Abstract

16 Background: Overexpression of MET in gastroesophageal cancer (GEC) is associated with poor prognosis and potentially predictive of anti-MET therapeutic benefit. IHC has been the method chosen to quantify MET expression to date. However, IHC is semi-quantitative, suffers from cross-reactivity, and is low throughput. Moreover, MET IHC is hampered by antigenic instability in FFPE sections, limiting its utility to recently cut FFPE sections. Increasing recognition of the importance of other biomarkers in GEC suggests that ‘economic’ testing of scarce samples will be required. We sought to develop a MET quantitative assay within our ‘GEC-plex’ Liquid-Tissue-selected reaction monitoring (LT-SRM) MS test.

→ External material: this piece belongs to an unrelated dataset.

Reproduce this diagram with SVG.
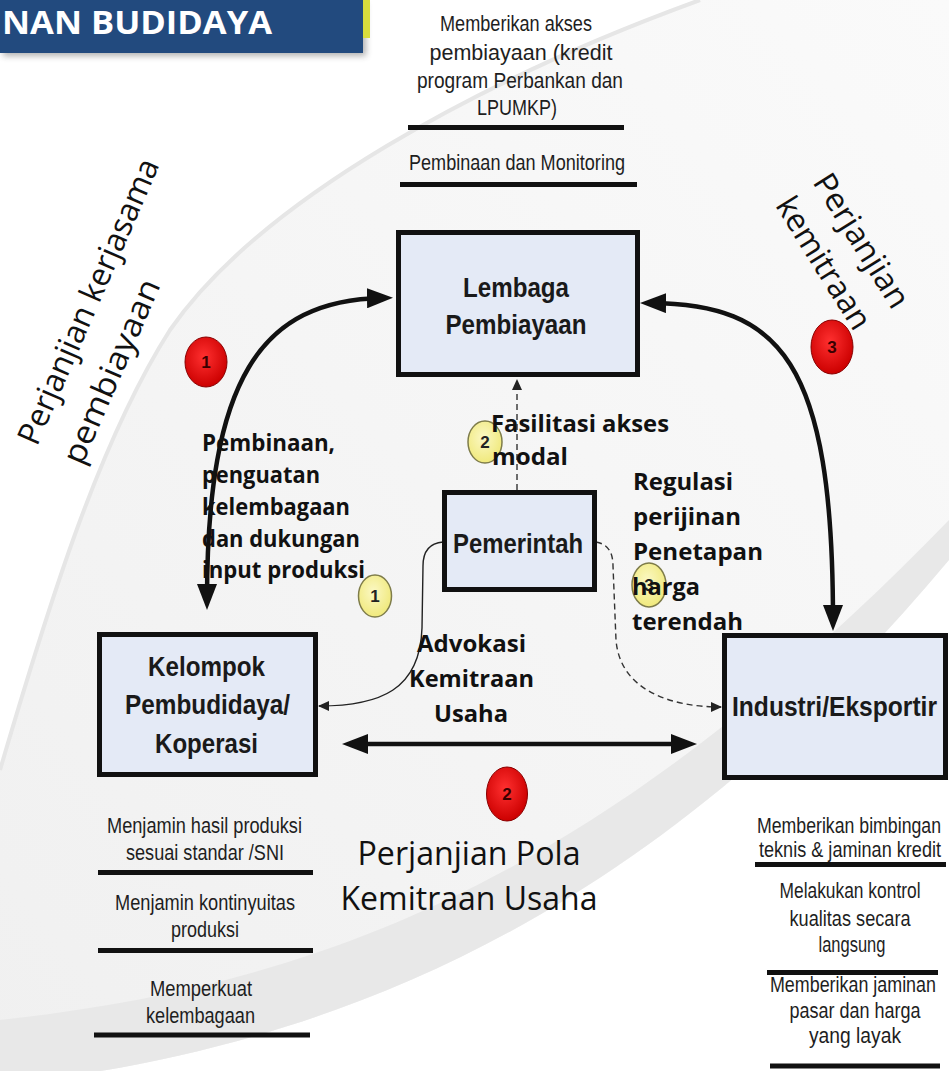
<svg xmlns="http://www.w3.org/2000/svg" width="949" height="1071" viewBox="0 0 949 1071">
<defs>
<style>
.nar{font-family:"Liberation Sans Narrow","Liberation Sans",Arial,sans-serif;font-size:22px;fill:#1e1e1e;text-anchor:middle}
.nodeT{font-family:"Liberation Sans Narrow","Liberation Sans",Arial,sans-serif;font-size:28px;font-weight:bold;fill:#1a1a1a;text-anchor:middle}
.lbl{font-family:"Open Sans","Noto Sans",sans-serif;font-size:23px;font-weight:bold;fill:#111}
.big{font-family:"Open Sans","Noto Sans",sans-serif;font-size:32px;fill:#111}
.num{font-family:"Liberation Sans Narrow","Liberation Sans",Arial,sans-serif;font-size:17px;font-weight:bold;text-anchor:middle}
.box{fill:#e4eaf6;stroke:#111;stroke-width:5}
.bar{stroke:#111;stroke-width:5}
.thick{fill:none;stroke:#111;stroke-width:4.5}
.thin{fill:none;stroke:#222;stroke-width:1.4}
.dash{fill:none;stroke:#333;stroke-width:1.4;stroke-dasharray:6 4}
.red{fill:url(#gRed);stroke:#8a0000;stroke-width:1}
.yel{fill:url(#gYel);stroke:#7e7c4a;stroke-width:1.5}
</style>
<linearGradient id="gBg" x1="1" y1="0" x2="0" y2="1">
<stop offset="0" stop-color="#fafafa"/>
<stop offset="1" stop-color="#f0f0f0"/>
</linearGradient>
<radialGradient id="gRed" cx="0.45" cy="0.4" r="0.6">
<stop offset="0" stop-color="#ff3030"/>
<stop offset="1" stop-color="#cc0000"/>
</radialGradient>
<radialGradient id="gYel" cx="0.45" cy="0.4" r="0.6">
<stop offset="0" stop-color="#fbf8c4"/>
<stop offset="1" stop-color="#f0e97c"/>
</radialGradient>
<filter id="shadow" x="-10%" y="-20%" width="120%" height="160%">
<feGaussianBlur stdDeviation="3"/>
</filter>
<marker id="bigHead" markerUnits="userSpaceOnUse" markerWidth="26" markerHeight="20" refX="16" refY="10" orient="auto-start-reverse">
<path d="M0,0 L26,10 L0,20 z" fill="#111"/>
</marker>
<marker id="smallHead" markerUnits="userSpaceOnUse" markerWidth="11" markerHeight="10" refX="10" refY="5" orient="auto-start-reverse">
<path d="M0,0 L11,5 L0,10 z" fill="#222"/>
</marker>
</defs>

<g id="background">
<rect x="0" y="0" width="949" height="1071" fill="#ffffff"/>
<path d="M 700,0 C 480,80 260,200 170,330 C 100,440 50,600 0,770 L 0,1085 C 320,1050 640,930 949,560 L 949,0 Z" fill="url(#gBg)"/>
<path d="M 0,1020 C 320,985 600,880 949,520 L 949,560 C 640,930 320,1050 0,1085 Z" fill="#e8e8e8"/>
<path d="M 700,0 C 480,80 260,200 170,330 C 100,440 50,600 0,770" fill="none" stroke="#e6e6e6" stroke-width="4"/>
</g>

<g id="header">
<rect x="3" y="3" width="363" height="53" fill="#555" opacity="0.45" filter="url(#shadow)"/>
<rect x="362" y="0" width="8" height="38" fill="#d8dc3c"/>
<rect x="0" y="0" width="363" height="53" fill="#224a7e"/>
<text x="2" y="34" font-family="'Open Sans','Noto Sans',sans-serif" font-size="32" font-weight="bold" fill="#ffffff" textLength="270" lengthAdjust="spacingAndGlyphs">NAN BUDIDAYA</text>
</g>

<g id="notes-lembaga">
<text class="nar" x="516" y="31" textLength="152" lengthAdjust="spacingAndGlyphs">Memberikan akses</text>
<text class="nar" x="521" y="60" textLength="183" lengthAdjust="spacingAndGlyphs">pembiayaan (kredit</text>
<text class="nar" x="520" y="88" textLength="206" lengthAdjust="spacingAndGlyphs">program Perbankan dan</text>
<text class="nar" x="517" y="115" textLength="80" lengthAdjust="spacingAndGlyphs">LPUMKP)</text>
<line class="bar" x1="408" y1="127.5" x2="624" y2="127.5"/>
<text class="nar" x="517" y="170" textLength="216" lengthAdjust="spacingAndGlyphs">Pembinaan dan Monitoring</text>
<line class="bar" x1="400" y1="184.5" x2="637" y2="184.5"/>
</g>

<g id="notes-kelompok">
<text class="nar" x="204.5" y="833" textLength="195" lengthAdjust="spacingAndGlyphs">Menjamin hasil produksi</text>
<text class="nar" x="205" y="860" textLength="158" lengthAdjust="spacingAndGlyphs">sesuai standar /SNI</text>
<line class="bar" x1="98" y1="872.5" x2="313" y2="872.5"/>
<text class="nar" x="205" y="910" textLength="180" lengthAdjust="spacingAndGlyphs">Menjamin kontinyuitas</text>
<text class="nar" x="205" y="937" textLength="68" lengthAdjust="spacingAndGlyphs">produksi</text>
<line class="bar" x1="98" y1="950.5" x2="313" y2="950.5"/>
<text class="nar" x="201" y="996" textLength="102" lengthAdjust="spacingAndGlyphs">Memperkuat</text>
<text class="nar" x="200.5" y="1023" textLength="109" lengthAdjust="spacingAndGlyphs">kelembagaan</text>
<line class="bar" x1="94" y1="1035" x2="310" y2="1035"/>
</g>

<g id="notes-industri">
<g transform="scale(0.82,1)">
<text class="nar" x="1035.4" y="833" textLength="224.4" lengthAdjust="spacingAndGlyphs">Memberikan bimbingan</text>
<text class="nar" x="1036.6" y="857" textLength="222" lengthAdjust="spacingAndGlyphs">teknis &amp; jaminan kredit</text>
<text class="nar" x="1036.6" y="898" textLength="172" lengthAdjust="spacingAndGlyphs">Melakukan kontrol</text>
<text class="nar" x="1036.6" y="926" textLength="147.6" lengthAdjust="spacingAndGlyphs">kualitas secara</text>
<text class="nar" x="1039" y="952" textLength="81.7" lengthAdjust="spacingAndGlyphs">langsung</text>
<text class="nar" x="1040.2" y="992" textLength="202.4" lengthAdjust="spacingAndGlyphs">Memberikan jaminan</text>
<text class="nar" x="1042.7" y="1018" textLength="159.8" lengthAdjust="spacingAndGlyphs">pasar dan harga</text>
<text class="nar" x="1042.7" y="1043" textLength="112.2" lengthAdjust="spacingAndGlyphs">yang layak</text>
</g>
<line class="bar" x1="755" y1="864.5" x2="946" y2="864.5"/>
<line class="bar" x1="767" y1="972.5" x2="938" y2="972.5"/>
<line class="bar" x1="770" y1="1066" x2="940" y2="1066"/>
</g>

<g id="connectors">
<path class="thick" d="M 383,298 C 260,300 207,380 207,600" marker-start="url(#bigHead)" marker-end="url(#bigHead)"/>
<path class="thick" d="M 650,303 C 780,304 833,360 833,621" marker-start="url(#bigHead)" marker-end="url(#bigHead)"/>
<path class="thick" d="M 352,744 L 687,744" marker-start="url(#bigHead)" marker-end="url(#bigHead)"/>
<path class="dash" d="M 517,490 L 517,380" marker-end="url(#smallHead)"/>
<path class="thin" d="M 443,542 C 430,543 423,550 423,566 L 422,628 C 420,690 380,706 319,706" marker-end="url(#smallHead)"/>
<path class="dash" d="M 596,542 C 607,544 613,551 613,566 L 616,640 C 620,690 670,707 721,707" marker-end="url(#smallHead)"/>
</g>

<g id="node-lembaga">
<rect class="box" x="398.5" y="232.5" width="239" height="142"/>
<text class="nodeT" x="516" y="297" textLength="106" lengthAdjust="spacingAndGlyphs">Lembaga</text>
<text class="nodeT" x="516" y="334" textLength="141" lengthAdjust="spacingAndGlyphs">Pembiayaan</text>
</g>

<g id="node-pemerintah">
<rect class="box" x="444.5" y="492.5" width="150" height="97"/>
<text class="nodeT" x="518" y="553" textLength="130" lengthAdjust="spacingAndGlyphs">Pemerintah</text>
</g>

<g id="node-kelompok">
<rect class="box" x="99.5" y="634.5" width="216" height="140"/>
<text class="nodeT" x="206.5" y="676" textLength="117" lengthAdjust="spacingAndGlyphs">Kelompok</text>
<text class="nodeT" x="207.5" y="714" textLength="165" lengthAdjust="spacingAndGlyphs">Pembudidaya/</text>
<text class="nodeT" x="206.5" y="753" textLength="103" lengthAdjust="spacingAndGlyphs">Koperasi</text>
</g>

<g id="node-industri">
<rect class="box" x="724.5" y="635.5" width="221" height="142"/>
<g transform="scale(0.82,1)">
<text class="nodeT" x="1017.7" y="716" textLength="250" lengthAdjust="spacingAndGlyphs">Industri/Eksportir</text>
</g>
</g>

<g id="badges">
<ellipse class="red" cx="206" cy="362" rx="21" ry="25"/>
<text class="num" x="206" y="368" fill="#3a0000">1</text>
<ellipse class="red" cx="507" cy="794" rx="20.5" ry="27"/>
<text class="num" x="507" y="800" fill="#3a0000">2</text>
<ellipse class="red" cx="832" cy="347" rx="21" ry="27"/>
<text class="num" x="832" y="353" fill="#3a0000">3</text>
<ellipse class="yel" cx="485" cy="442" rx="17" ry="21"/>
<text class="num" x="485" y="448" fill="#222">2</text>
<ellipse class="yel" cx="375" cy="596" rx="16.5" ry="21"/>
<text class="num" x="375" y="602" fill="#222">1</text>
<ellipse class="yel" cx="649" cy="585" rx="17" ry="22"/>
<text class="num" x="649" y="591" fill="#222">3</text>
</g>

<g id="labels">
<text class="lbl" x="202" y="451" textLength="133" lengthAdjust="spacingAndGlyphs">Pembinaan,</text>
<text class="lbl" x="202" y="483" textLength="118" lengthAdjust="spacingAndGlyphs">penguatan</text>
<text class="lbl" x="202" y="515" textLength="148" lengthAdjust="spacingAndGlyphs">kelembagaan</text>
<text class="lbl" x="202" y="547" textLength="158" lengthAdjust="spacingAndGlyphs">dan dukungan</text>
<text class="lbl" x="202" y="578" textLength="163" lengthAdjust="spacingAndGlyphs">input produksi</text>
<text class="lbl" x="491" y="432" textLength="178" lengthAdjust="spacingAndGlyphs">Fasilitasi akses</text>
<text class="lbl" x="492" y="465" textLength="76" lengthAdjust="spacingAndGlyphs">modal</text>
<text class="lbl" x="633" y="490" textLength="100" lengthAdjust="spacingAndGlyphs">Regulasi</text>
<text class="lbl" x="633" y="525" textLength="108" lengthAdjust="spacingAndGlyphs">perijinan</text>
<text class="lbl" x="633" y="560" textLength="130" lengthAdjust="spacingAndGlyphs">Penetapan</text>
<text class="lbl" x="632" y="595" textLength="68" lengthAdjust="spacingAndGlyphs">harga</text>
<text class="lbl" x="632" y="630" textLength="111" lengthAdjust="spacingAndGlyphs">terendah</text>
<text class="lbl" x="471.5" y="652" text-anchor="middle" textLength="109" lengthAdjust="spacingAndGlyphs">Advokasi</text>
<text class="lbl" x="471.5" y="687" text-anchor="middle" textLength="125" lengthAdjust="spacingAndGlyphs">Kemitraan</text>
<text class="lbl" x="471" y="722" text-anchor="middle" textLength="74" lengthAdjust="spacingAndGlyphs">Usaha</text>
<text class="big" x="469" y="865" text-anchor="middle" textLength="223" lengthAdjust="spacingAndGlyphs">Perjanjian Pola</text>
<text class="big" x="469" y="910" text-anchor="middle" textLength="257" lengthAdjust="spacingAndGlyphs">Kemitraan Usaha</text>
<g transform="translate(37,447) rotate(-66.5)">
<text class="big" x="0" y="0" textLength="308" lengthAdjust="spacingAndGlyphs">Perjanjian kerjasama</text>
<text class="big" x="0" y="49" textLength="198" lengthAdjust="spacingAndGlyphs">pembiayaan</text>
</g>
<g transform="translate(812,182) rotate(58)">
<text class="big" x="0" y="0" textLength="152" lengthAdjust="spacingAndGlyphs">Perjanjian</text>
<text class="big" x="0" y="44" textLength="150" lengthAdjust="spacingAndGlyphs">kemitraan</text>
</g>
</g>
</svg>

Methods: We used trypsin digestion mapping of rMET to identify unique peptides for MS assay development. The assay was pre-clinically validated in 5 cell lines, where electrochemiluminescence (ECL) immunoassay measurement of MET was also performed. To assess the MET MS assay stability from archival FFPE sections, freshly cut FFPE tissue sections were immediately microdissected, processed and analyzed, while adjacent sections were processed and analyzed one year after cutting, to compare temporal quantification from the same FFPE samples (n=33). MET expression was assessed in GEC cases (n=121), and compared to IHC and FISH in select cases. Results: Tryptic digestion mapping of rMET showed that peptide TEFTTALQR was optimal for MET quantification. The LLOD for this peptide was 150 amol with CV<20%. Validation of the MET MS assay on 5 cell lines revealed concordance when compared to ECL (R2=0.99). The MET MS assay demonstrated temporal stability of serial sections cut from 33 samples analyzed one year apart: CVs<20%, R2=0.75. Analysis of 121 GEC FFPE tissues showed a broad range of MET expression levels (<150-4600 amol/ug), with 36/121 (29.7%) having detectable levels, similar to that observed using IHC. MS expression thresholds were determined that reliably identified MET gene amplification; sensitivity and specificity of these thresholds will be presented. Conclusions: ‘GEC-plex’ has a quantitative, sensitive, and specific MET MS assay that can be multiplexed along with other GEC biomarkers.